The seven underground vaults at Jasper Hill Cellars house Vermont's finest aged cheese. Thanks to a weekend I spent at Shelburne Farms called "Pasture To Palate", I and a few others were lead on a private tour of this remarkable (not open to the public) facility in Greensboro, VT. It'simportant to understand how these new caves are supporting small cheese makers around the region that may not otherwise be able reach and succeed in national markets. Aging cheese is a 'value-added' strategy with many benefits. Currently the Cellars is aging six or more different cheeses from small farms.

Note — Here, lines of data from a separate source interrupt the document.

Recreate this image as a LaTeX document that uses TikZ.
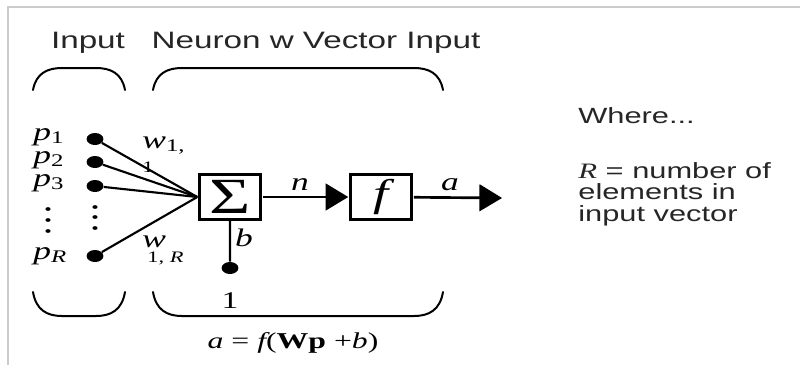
\documentclass[tikz,border=0pt]{standalone}
\usepackage{fontspec}
\setmainfont{Liberation Serif}
\setsansfont{Liberation Sans}
\usetikzlibrary{arrows.meta}

\tikzset{
    dot/.style={circle, fill=black, inner sep=0pt, minimum size=9pt},
    blockbox/.style={draw, line width=2.4pt, inner sep=0pt, minimum width=32.7pt, minimum height=33.8pt},
    wire/.style={line width=1.6pt},
    flow/.style={line width=2pt, -{Triangle[length=17pt, width=20pt]}},
    brace/.style={line width=1.5pt, line cap=round},
    title/.style={font=\sffamily\fontsize{17.8}{20}\selectfont, text=black!85, inner sep=0pt},
    note/.style={font=\sffamily\fontsize{16.5}{16}\selectfont, text=black!85, inner sep=0pt, align=left},
    lbl/.style={font=\fontsize{19}{20}\selectfont\itshape, inner sep=0pt},
    small/.style={font=\fontsize{12}{13}\selectfont\itshape, inner sep=0pt},
}

\begin{document}
\begin{tikzpicture}[x=0.5357pt, y=-0.75pt, xscale=1.4, transform shape]
    % Frame
    \useasboundingbox (0,0) rectangle (800,365);
    \fill[white] (0,0) rectangle (800,365);
    \draw[black!20, line width=0.8pt] (8,365) -- (8,7) -- (800,7);

    % Titles
    \node[title, anchor=base] (intitle) at (88,48) {Input};
    \node[title, anchor=base] (neutitle) at (316,48) {Neuron w Vector Input};

    % Braces: left/right/end/top
    \foreach \l/\r/\e/\t in {33/125/90/68, 153/443/90/68, 33/125/292/316, 153/443/292/316} {
        \draw[brace] (\l,\e) .. controls ({\l+3},{(\e+3*\t)/4}) and ({\l+14},\t) .. ({\l+29},\t)
            -- ({\r-29},\t) .. controls ({\r-14},\t) and ({\r-3},{(\e+3*\t)/4}) .. (\r,\e);
    }

    % Input dots
    \node[dot] (p1) at (95,139) {};
    \node[dot] (p2) at (95,162) {};
    \node[dot] (p3) at (95,186) {};
    \node[dot] (pR) at (95,256) {};
    \foreach \y in {207,217,228} {
        \fill (95,\y) circle (1.4pt);
    }
    \foreach \y in {209,220,231} {
        \fill (48,\y) circle (1.4pt);
    }

    % Input labels
    \node[lbl, anchor=base west] (lp1) at (33,140) {p\textsubscript{\upshape 1}};
    \node[lbl, anchor=base west] (lp2) at (33,163) {p\textsubscript{\upshape 2}};
    \node[lbl, anchor=base west] (lp3) at (33,186) {p\textsubscript{\upshape 3}};
    \node[lbl, anchor=base west] (lpR) at (33,259) {p\textsubscript{R}};

    % Blocks
    \node[blockbox, font=\fontsize{38}{38}\selectfont] (sum) at (230,197) {Σ};
    \node[blockbox, font=\fontsize{29}{29}\selectfont\itshape] (f) at (381,197) {f};
    \node[dot] (one) at (230,268) {};

    % Weighted inputs
    \foreach \p in {p1, p2, p3, pR} {
        \draw[wire] (\p) -- (sum.west);
    }
    \draw[wire] (one) -- (sum);

    % Weight labels
    \node[lbl, anchor=base west] (w11) at (142,148) {w\textsubscript{\upshape 1,}};
    \node[small, anchor=base] (w11b) at (148,172) {\upshape 1};
    \node[lbl, anchor=base west] (w1R) at (142,247) {w};
    \node[small, anchor=base west] (w1Rs) at (147,262) {\upshape 1, \itshape R};
    \node[lbl, anchor=base] (blbl) at (244,246) {b};
    \node[lbl, anchor=base, font=\fontsize{18}{18}\selectfont\upshape] (onelbl) at (230,308) {1};

    % Outputs
    \coordinate (aout) at (502,198);
    \draw[flow] (sum) -- (f);
    \draw[flow] (f) -- (aout);
    \node[lbl, anchor=base] (nlbl) at (300,190) {n};
    \node[lbl, anchor=base] (albl) at (450,190) {a};

    % Formula
    \node[lbl, anchor=base, font=\fontsize{17}{18}\selectfont\upshape] (formula) at (293,348)
        {{\itshape a} = {\itshape f}(\textbf{Wp} +{\itshape b})};

    % Note
    \node[note, anchor=base west] (where) at (578,123) {Where...};
    \node[note, anchor=base west] (rdef) at (578,221)
        {{\rmfamily\itshape R} = number of\\elements in\\input vector};
\end{tikzpicture}
\end{document}
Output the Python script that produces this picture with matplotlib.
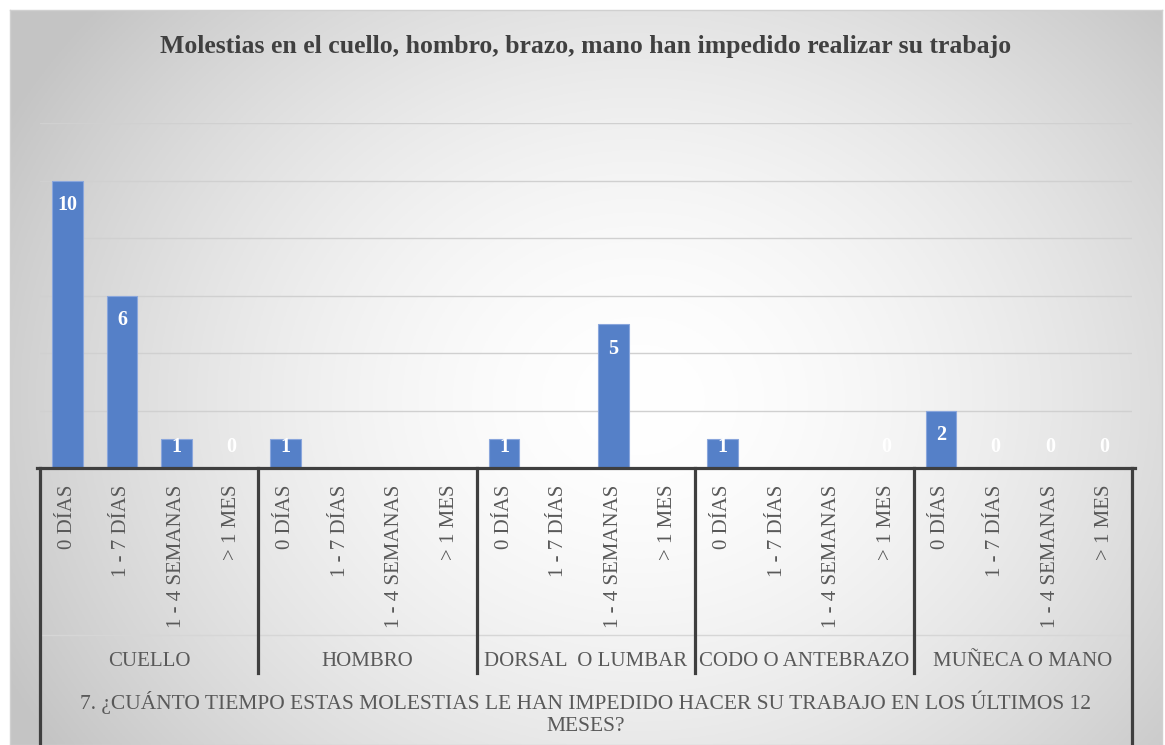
import numpy as np
import matplotlib
matplotlib.use("Agg")
import matplotlib.pyplot as plt
from matplotlib.transforms import blended_transform_factory

# data
groups = ["CUELLO", "HOMBRO", "DORSAL  O LUMBAR", "CODO O ANTEBRAZO", "MUÑECA O MANO"]
periods = ["0 DÍAS", "1 - 7 DÍAS", "1 - 4 SEMANAS", "> 1 MES"]
cuello = [10, 6, 1, 0]
hombro = [1, None, None, None]
dorsal = [1, None, 5, None]
codo = [1, None, None, 0]
muneca = [2, 0, 0, 0]
title = "Molestias en el cuello, hombro, brazo, mano han impedido realizar su trabajo"
question = "7. ¿CUÁNTO TIEMPO ESTAS MOLESTIAS LE HAN IMPEDIDO HACER SU TRABAJO EN LOS ÚLTIMOS 12\nMESES?"

values = [v for g in (cuello, hombro, dorsal, codo, muneca) for v in g]
vals = np.array([np.nan if v is None else v for v in values], dtype=float)
x = np.arange(len(vals))

plt.rcParams['font.family'] = ['Liberation Serif', 'DejaVu Serif']

W, H = 1165, 745
fig = plt.figure(figsize=(W / 100, H / 100), dpi=100)
fig.patch.set_facecolor("white")

# radial gradient background of the chart area
bg = fig.add_axes([10 / W, 0, 1152 / W, 735 / H], zorder=-10)
gx, gy = np.meshgrid(np.linspace(10, 1162, 400), np.linspace(10, 745, 300))
d = np.sqrt(((gx - 640) / 660) ** 2 + ((gy - 400) / 560) ** 2)
shade = np.clip(1 - 0.2 * d ** 1.7, 0.77, 1)
bg.imshow(np.dstack([shade] * 3), aspect="auto", extent=[0, 1, 0, 1], origin="upper")
bg.set_xticks([]); bg.set_yticks([])
for s in bg.spines.values():
    s.set_color("#d0d0d0")
    s.set_linewidth(1)

ax = fig.add_axes([40 / W, (H - 468) / H, 1092 / W, (468 - 123) / H])
ax.patch.set_alpha(0)
ax.bar(x, np.nan_to_num(vals), width=0.56, color="#5580c8", edgecolor="#8aa6dc",
       linewidth=0.8, zorder=3)
ax.set_xlim(-0.5, len(vals) - 0.5)
ax.set_ylim(0, 12)
ax.set_yticks(np.arange(2, 13, 2))
ax.yaxis.grid(True, color="#d0d0d0", linewidth=1)
ax.tick_params(left=False, labelleft=False, bottom=False, labelbottom=False)
for s in ax.spines.values():
    s.set_visible(False)

# data labels
for xi, v in zip(x, vals):
    if np.isnan(v):
        continue
    ypos = max(v - 0.85, 0.73)
    ax.text(xi, ypos, f"{int(v)}", ha="center", va="center", color="white",
            fontsize=14.5, fontweight="bold", zorder=4)

fig.text(0.5 * (40 + 1132) / W, 1 - 46 / H, title, ha="center", va="center",
         fontsize=18.5, fontweight="bold", color="#404040")

# category table below the axis
tr = blended_transform_factory(ax.transData, fig.transFigure)
y_base = (H - 468) / H
y_mid = (H - 635) / H
y_grp = (H - 673) / H
dark = "#3f3f3f"
ax.plot([-0.55, len(vals) - 0.45], [y_base, y_base], transform=tr, color=dark,
        lw=2.3, clip_on=False, zorder=5)
ax.plot([-0.5, len(vals) - 0.5], [y_mid, y_mid], transform=tr, color="#d6d6d6",
        lw=1, clip_on=False)
for i in range(len(groups) + 1):
    xb = i * len(periods) - 0.5
    y0 = 0 if i in (0, len(groups)) else y_grp
    ax.plot([xb, xb], [y_base, y0], transform=tr, color=dark, lw=2.3,
            clip_on=False, zorder=5)

for xi in x:
    ax.text(xi, (H - 485) / H, periods[xi % len(periods)], transform=tr, rotation=90,
            ha="center", va="top", fontsize=15, color="#595959")
for gi, g in enumerate(groups):
    xc = gi * len(periods) + (len(periods) - 1) / 2
    ax.text(xc, (H - 661) / H, g, transform=tr, ha="center", va="center",
            fontsize=15, color="#595959")
ax.text((len(vals) - 1) / 2, (H - 713) / H, question, transform=tr, ha="center",
        va="center", fontsize=15.5, color="#595959", linespacing=1.2)

fig.savefig("out.png", dpi=100)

Inside and out of the vaults you could't miss the strong ammonia smell. Ammonia is a natural by-product of cheese aging. In France they say if you don't tear up from the ammonia the cheese is not ready or it's not a good cave. Hundreds of wheels of cheese are carefully stacked 10 shelves high, row after row. This was very cool to see in person. Shelburne Farms Clothbound Cheddar is made at Shelburne Farms, then aged at the Cellars for more than a year. Tasting cheddar right in the cave, straight from a test wheel, was an elegant way to experience cheese straight from the source.
Just larded Shelburne Farms Cheddar. They aging is just beginning.
We tasted a couple different test wheels.
Bayley Hazen Blue Cheese. Fudge-like texture, toasted-nut sweetness, and anise spice character.
All Bayley Hazen is hand spiked. The air awakens the penicillin spores.